Winter sings in Malone
Here a goose, there a goose
There may be no better way of knowing that it is winter than watching the Snow Geese head south from the region - pushed out by the cold and snow. And so as late fall transitions into winter, birders can scan flocks of thousands of Snow Geese in the fields around Malone for Ross's Geese before the white mass of birds heads south for the winter. Birders may also find flocks of Canada Geese which may hold a Greater White-fronted or Cackling Goose.
But as the geese leave the fields to the cold wind of winter, they do not leave the fields entirely unattended. Raptors - which may have been likewise pressed south by fall cold fronts - may stick around for much or all of the winter - hunting in fields for unwary rodents and birds. These include Red-tailed Hawk and Rough-legged Hawk, but may also include species like Northern Harrier or Cooper's Hawk which may linger into the early winter. Northern Shrikes likewise hunt from hedgerows along the fields where songbirds like Snow Buntings, Horned Larks, American Tree Sparrows, and Lapland Longspurs can be found.

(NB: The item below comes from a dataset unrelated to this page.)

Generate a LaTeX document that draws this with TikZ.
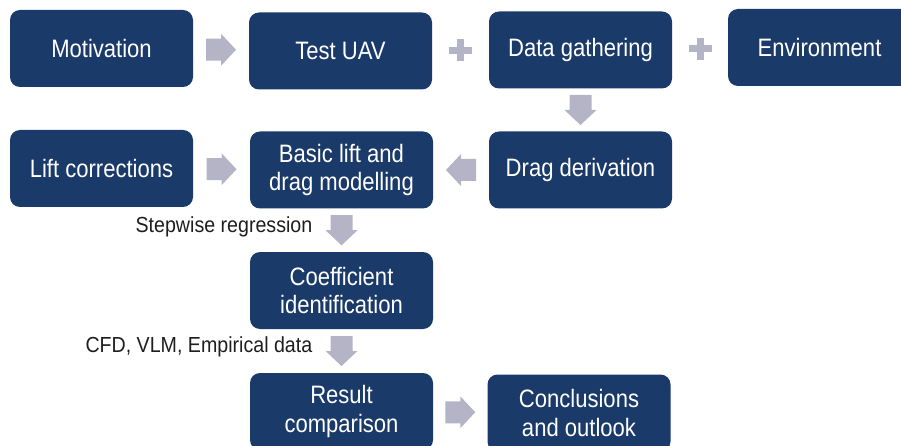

Birders who drive through miles of farm fields in search of such quarry should keep an open eye for Snowy Owls too - and the North Country can play host to northern owls of a few species which may move south in some winters. And if they still want to look for field birds and raptors, birders should check out the Lake Champlain Region where they can search through more splendid habitat. In addition, the Adirondack Coast offers a great diversity of waterfowl, and birders should plan a short day-trip while they're in the area!
But in their quest for ducks and raptors, birders should not ignore the chance for boreal birds either. Finding such species involves trips south into the bogs and boreal forests of the Adirondacks. And, while many such spruce-fir habitats are inaccessible during winter, places like Bloomingdale Bog and Bigelow Road are easy to reach and sit north of Saranac Lake, making them a relatively short drive. In such locations, birders can look for species like Black-backed Woodpecker, Boreal Chickadee, and Gray Jay - the latter often searching for a handout.
Fill the feeders
Anyone heading to such habitats should also keep their ears open for the flight calls of both Red and White-winged Crossbills which may be heard overhead as the birds travel far and wide for cones on which to dine. And crossbills are not the only finches which we can find in the region. These include species like American Goldfinch and Purple Finch which may get pushed south during the fall, Pine Siskin which may linger for all or part of the winter, and Common Redpoll - a species which does not come south every winter and one which may move into our region this year. And whenever Common Redpolls move south in numbers, they may bring with them Hoary Redpolls in their ranks.
Finally, Evening Grosbeaks may also be found at feeders or overhead throughout the region - and a small movement of grosbeaks occurred earlier this fall. Not to be outdone, Pine Grosbeaks are also being reported in scattered places in the northeast and they will likely be noted in the fruit trees of towns and yards in the area. There they may be joined by Bohemian Waxwings as the two species pound calories in order to make it through the long winter. Feel free to pound some calories too as you keep yourself warm!